At block 614, a warning signal is transmitted based on the detected discrepancies. For example, processor 206 may transmit a thermal error signal 239 to, for example, another electronic component, such as safety logic 234, to take corresponding action. For instance, safety logic 234 may disable one or more safety features based on receiving the thermal error signal 239. In some instances, processor 206 transmits the thermal error data 237 to another device using I/O interface 214, such as a device of a technician. The receiving device may display a warning message characterizing the thermal discrepancy to allow the technician to take corresponding action. The method then proceeds to block 616, where the operating temperatures for the plurality of thermistors are stored in the memory.
Referring to
Further, at block 706, an operating temperature for the thermistor is determined based on the second signal. For instance, processor 206 may determine the operating temperature based on the received thermal data. At block 708, the operating temperature is stored in a memory. For example, processor 206 may store the operating temperature in memory 208. Further, at block 710, a threshold temperature is read from the memory. The threshold temperature corresponds to the thermistor. For example, processor 206 may read from memory 208 a threshold temperature, where the threshold temperature corresponds to the thermistor.
Proceeding to block 712, the operating temperature for the thermistor is compared to the corresponding threshold temperature. For example, as described herein, processor 206 may compare the operating temperature for a given heat detection element 150 to the corresponding threshold temperature.
At block 714, a determination is made as to whether a thermal discrepancy has been detected based on the comparison. For example, as described herein, if the operating temperature for the thermistor is less than the corresponding threshold temperature, processor 206 determines that there are no thermal discrepancies. If, however, the operating temperature is the same as or greater than the threshold temperature, processor 206 determines that a thermal discrepancy does exist, and may generate the thermal error data 237 to indicate the same.
If any thermal discrepancies are detected, the method proceeds to block 716 where a warning signal is transmitted based on the detected discrepancies. For example, processor 206 may transmit a thermal error signal 239 to, for example, another electronic component, such as safety logic 234, to take corresponding action. For instance, safety logic 234 may disable one or more safety features based on receiving the thermal error signal 239. In some instances, processor 206 transmits the thermal error data 237 to another device using I/O interface 214, such as a device of a technician. The receiving device may display a warning message characterizing the thermal discrepancy to allow the technician to take corresponding action. The method then proceeds to block 616, where the operating temperatures for the plurality of thermistors are stored in the memory. The method then proceeds to block 718. If, at block 714, no thermal discrepancies are detected, the method also proceeds to block 718.
At block 718, a determination is made as to whether there are any additional heat generating elements to activate (e.g., to test other electronic components and/or portions of a PCB). If there are any additional heat generating elements to activate, the method proceeds back to block 702 to continue the testing. If, however, there are no additional heat generating elements to activate, the method proceeds to block 720, where the testing is complete.

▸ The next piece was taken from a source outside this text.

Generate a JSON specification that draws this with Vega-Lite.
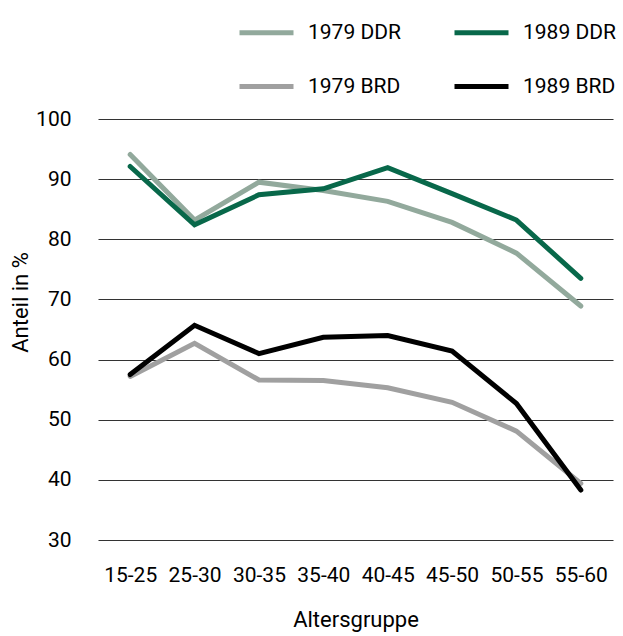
{
  "$schema": "https://vega.github.io/schema/vega-lite/v6.json",
  "autosize": {"type": "none"},
  "padding": {"left": 98, "top": 119, "right": 10, "bottom": 95},
  "width": 515,
  "height": 421,
  "background": "white",
  "config": {
    "font": "Roboto",
    "view": {"stroke": null},
    "axis": {"labelColor": "#000", "titleColor": "#000", "labelFont": "Roboto", "titleFont": "Roboto", "titleFontWeight": "normal"},
    "legend": {"labelFont": "Roboto", "labelColor": "#000"}
  },
  "data": {
    "values": [
      {"g": "15-25", "s": "1979 DDR", "v": 94.1},
      {"g": "25-30", "s": "1979 DDR", "v": 83.2},
      {"g": "30-35", "s": "1979 DDR", "v": 89.5},
      {"g": "35-40", "s": "1979 DDR", "v": 88.1},
      {"g": "40-45", "s": "1979 DDR", "v": 86.3},
      {"g": "45-50", "s": "1979 DDR", "v": 82.8},
      {"g": "50-55", "s": "1979 DDR", "v": 77.7},
      {"g": "55-60", "s": "1979 DDR", "v": 68.9},
      {"g": "15-25", "s": "1979 BRD", "v": 57.2},
      {"g": "25-30", "s": "1979 BRD", "v": 62.7},
      {"g": "30-35", "s": "1979 BRD", "v": 56.6},
      {"g": "35-40", "s": "1979 BRD", "v": 56.5},
      {"g": "40-45", "s": "1979 BRD", "v": 55.3},
      {"g": "45-50", "s": "1979 BRD", "v": 52.9},
      {"g": "50-55", "s": "1979 BRD", "v": 48.1},
      {"g": "55-60", "s": "1979 BRD", "v": 39.4},
      {"g": "15-25", "s": "1989 DDR", "v": 92.1},
      {"g": "25-30", "s": "1989 DDR", "v": 82.4},
      {"g": "30-35", "s": "1989 DDR", "v": 87.4},
      {"g": "35-40", "s": "1989 DDR", "v": 88.4},
      {"g": "40-45", "s": "1989 DDR", "v": 91.9},
      {"g": "45-50", "s": "1989 DDR", "v": 87.6},
      {"g": "50-55", "s": "1989 DDR", "v": 83.2},
      {"g": "55-60", "s": "1989 DDR", "v": 73.5},
      {"g": "15-25", "s": "1989 BRD", "v": 57.5},
      {"g": "25-30", "s": "1989 BRD", "v": 65.7},
      {"g": "30-35", "s": "1989 BRD", "v": 61.0},
      {"g": "35-40", "s": "1989 BRD", "v": 63.7},
      {"g": "40-45", "s": "1989 BRD", "v": 64.0},
      {"g": "45-50", "s": "1989 BRD", "v": 61.4},
      {"g": "50-55", "s": "1989 BRD", "v": 52.7},
      {"g": "55-60", "s": "1989 BRD", "v": 38.3}
    ]
  },
  "mark": {"type": "line", "strokeWidth": 5, "strokeCap": "round"},
  "encoding": {
    "x": {
      "field": "g", "type": "ordinal",
      "scale": {"type": "point", "padding": 0.5},
      "axis": {"title": "Altersgruppe", "labelAngle": 0, "labelFontSize": 21, "titleFontSize": 22, "domain": false, "ticks": false, "labelPadding": 24, "titlePadding": 24, "grid": false}
    },
    "y": {
      "field": "v", "type": "quantitative",
      "scale": {"domain": [30, 100], "nice": false, "zero": false},
      "axis": {"title": "Anteil in %", "values": [30, 40, 50, 60, 70, 80, 90, 100], "labelFontSize": 21, "titleFontSize": 22, "domain": false, "ticks": false, "labelPadding": 27, "titlePadding": 3, "grid": true, "gridColor": "#333", "gridWidth": 1.2, "gridOpacity": 1, "titleY": 183}
    },
    "color": {
      "field": "s", "type": "nominal",
      "scale": {"domain": ["1979 DDR", "1989 DDR", "1979 BRD", "1989 BRD"], "range": ["#92a99c", "#08684a", "#a0a0a0", "#000000"]},
      "legend": {"title": null, "orient": "none", "direction": "horizontal", "legendX": 139, "legendY": -116, "columns": 2, "symbolType": "stroke", "symbolSize": 2916, "symbolStrokeWidth": 5, "labelFontSize": 21, "labelOffset": 12, "columnPadding": 43, "rowPadding": 14, "padding": 0}
    }
  }
}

Implementation examples are further described in the following numbered clauses:
Although the methods described above are with reference to the illustrated flowcharts, many other ways of performing the acts associated with the methods may be used. For example, the order of some operations may be changed, and some embodiments may omit one or more of the operations described and/or include additional operations.

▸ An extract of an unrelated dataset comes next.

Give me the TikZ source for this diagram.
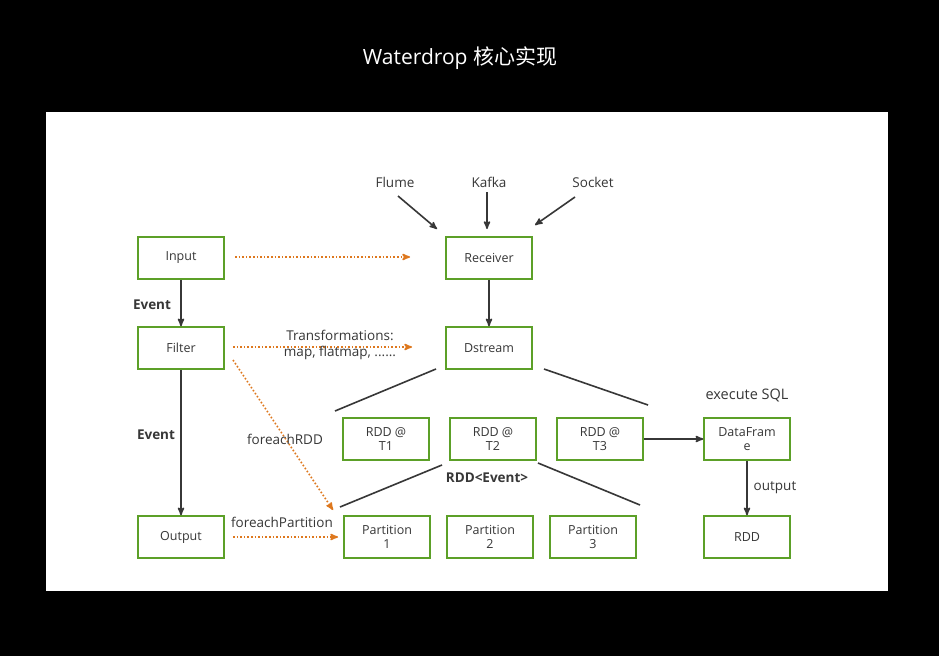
\documentclass[tikz,border=0pt]{standalone}
\usepackage{fontspec}
\setmainfont{Open Sans}
\newfontfamily\cjk{Noto Sans CJK SC}
\usetikzlibrary{arrows}
\definecolor{boxgreen}{RGB}{92,160,40}
\definecolor{dotorange}{RGB}{222,120,30}
\definecolor{ink}{RGB}{55,55,55}
\begin{document}
\begin{tikzpicture}[x=1pt,y=-1pt,>=stealth',thick,
                    main node/.style={rectangle,draw=boxgreen,line width=1.5pt,minimum width=86pt,minimum height=42pt,
                      align=center,font=\fontsize{12.5}{14}\selectfont,text=ink,inner sep=1pt},
                    lbl/.style={font=\fontsize{13.5}{16}\selectfont,text=ink,align=center,inner sep=0pt},
                    blbl/.style={lbl,font=\fontsize{13.5}{16}\selectfont\bfseries},
                    flow/.style={->,draw=ink,line width=1.6pt},
                    dots/.style={->,draw=dotorange,dotted,line width=1.6pt}]
  \fill[black] (0,0) rectangle (939,656);
  \fill[white] (46,112) rectangle (888,591);
  \node[text=white,font=\fontsize{21}{24}\selectfont] (title) at (460,58) {Waterdrop {\cjk 核心实现}};
  \node[main node] (1) at (181,258) {Input};
  \node[main node] (2) at (181,348) {Filter};
  \node[main node] (3) at (181,537) {Output};
  \node[main node] (4) at (489,258) {Receiver};
  \node[main node] (5) at (489,348) {Dstream};
  \node[main node] (6) at (386,439) {RDD @\\T1};
  \node[main node] (7) at (493,439) {RDD @\\T2};
  \node[main node] (8) at (600,439) {RDD @\\T3};
  \node[main node] (9) at (747,439) {DataFram\\e};
  \node[main node] (10) at (387,537) {Partition\\1};
  \node[main node] (11) at (490,537) {Partition\\2};
  \node[main node] (12) at (593,537) {Partition\\3};
  \node[main node] (13) at (747,537) {RDD};
  \node[lbl] (flume) at (395,182) {Flume};
  \node[lbl] (kafka) at (489,182) {Kafka};
  \node[lbl] (socket) at (593,182) {Socket};
  \coordinate (f1) at (398,196); \coordinate (f2) at (437,229);
  \coordinate (k1) at (487,192); \coordinate (k2) at (487,229);
  \coordinate (s1) at (575,197); \coordinate (s2) at (535,225);
  \coordinate (a1) at (436,369); \coordinate (a2) at (335,411);
  \coordinate (b1) at (544,369); \coordinate (b2) at (648,405);
  \coordinate (c1) at (442,465); \coordinate (c2) at (340,507);
  \coordinate (d1) at (538,463); \coordinate (d2) at (640,505);
  \coordinate (e1) at (235,257); \coordinate (e2) at (410,257);
  \coordinate (g1) at (233,347); \coordinate (g2) at (412,347);
  \coordinate (h1) at (233,360); \coordinate (h2) at (333,510);
  \coordinate (o1) at (233,537); \coordinate (o2) at (338,537);
  \draw[flow] (f1) -- (f2);
  \draw[flow] (k1) -- (k2);
  \draw[flow] (s1) -- (s2);
  \draw[flow] (1) -- (2);
  \draw[flow] (2) -- (3);
  \draw[flow] (4) -- (5);
  \draw[flow] (8) -- (9);
  \draw[flow] (9) -- (13);
  \draw[draw=ink,line width=1.6pt] (a1) -- (a2) (b1) -- (b2) (c1) -- (c2) (d1) -- (d2);
  \draw[dots] (e1) -- (e2);
  \draw[dots] (g1) -- (g2);
  \draw[dots] (h1) -- (h2);
  \draw[dots] (o1) -- (o2);
  \node[blbl] (ev1) at (152,305) {Event};
  \node[blbl] (ev2) at (156,435) {Event};
  \node[lbl] (tr) at (340,345) {Transformations:\\map, flatmap, ......};
  \node[lbl] (frdd) at (285,439) {foreachRDD};
  \node[lbl] (fpart) at (282,522) {foreachPartition};
  \node[lbl,font=\fontsize{14.5}{17}\selectfont] (sql) at (747,395) {execute SQL};
  \node[blbl] (rev) at (487,478) {RDD<Event>};
  \node[lbl] (out) at (775,488) {output};
\end{tikzpicture}
\end{document}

In addition, the methods and system described herein may be at least partially embodied in the form of computer-implemented processes and apparatus for practicing those processes. The disclosed methods may also be at least partially embodied in the form of tangible, non-transitory machine-readable storage media encoded with computer program code that, when executed, causes a machine to fabricate at least one integrated circuit that performs one or more of the operations described herein. For example, the methods may be embodied in hardware, in executable instructions executed by a processor (e.g., software), or a combination of the two. The media may include, for example, RAMs, ROMs, CD-ROMs, DVD-ROMs, BD-ROMs, hard disk drives, flash memories, or any other non-transitory machine-readable storage medium. When the computer program code is loaded into and executed by a computer, the computer becomes an apparatus for causing a machine to fabricate the integrated circuit. The methods may also be at least partially embodied in the form of a computer into which computer program code is loaded or executed, such that, the computer becomes a special purpose computer for causing a machine to fabricate the integrated circuit. For instance, when implemented on a general-purpose processor, computer program code segments can configure the processor to create specific logic circuits. The methods may alternatively be at least partially embodied in application specific integrated circuits or any other integrated circuits for performing the methods.
In addition, terms such as “circuit,” “circuitry,” “logic,” and the like can include, alone or in combination, analog circuitry, digital circuitry, hardwired circuitry, programmable circuitry, processing circuitry, hardware logic circuitry, state machine circuitry, and any other suitable type of physical hardware components. Further, the embodiments described herein may be employed within various types of devices such as networking devices, telecommunication devices, smartphone devices, gaming devices, enterprise devices, storage devices (e.g., cloud storage devices), automobile systems (e.g., collision avoidance systems, object detection systems, navigation systems, etc.), and computing devices (e.g., cloud computing devices), among other types of devices.
The subject matter has been described in terms of exemplary embodiments. Because they are only examples, the claimed inventions are not limited to these embodiments. Changes and modifications may be made without departing the spirit of the claimed subject matter. It is intended that the claims cover such changes and modifications.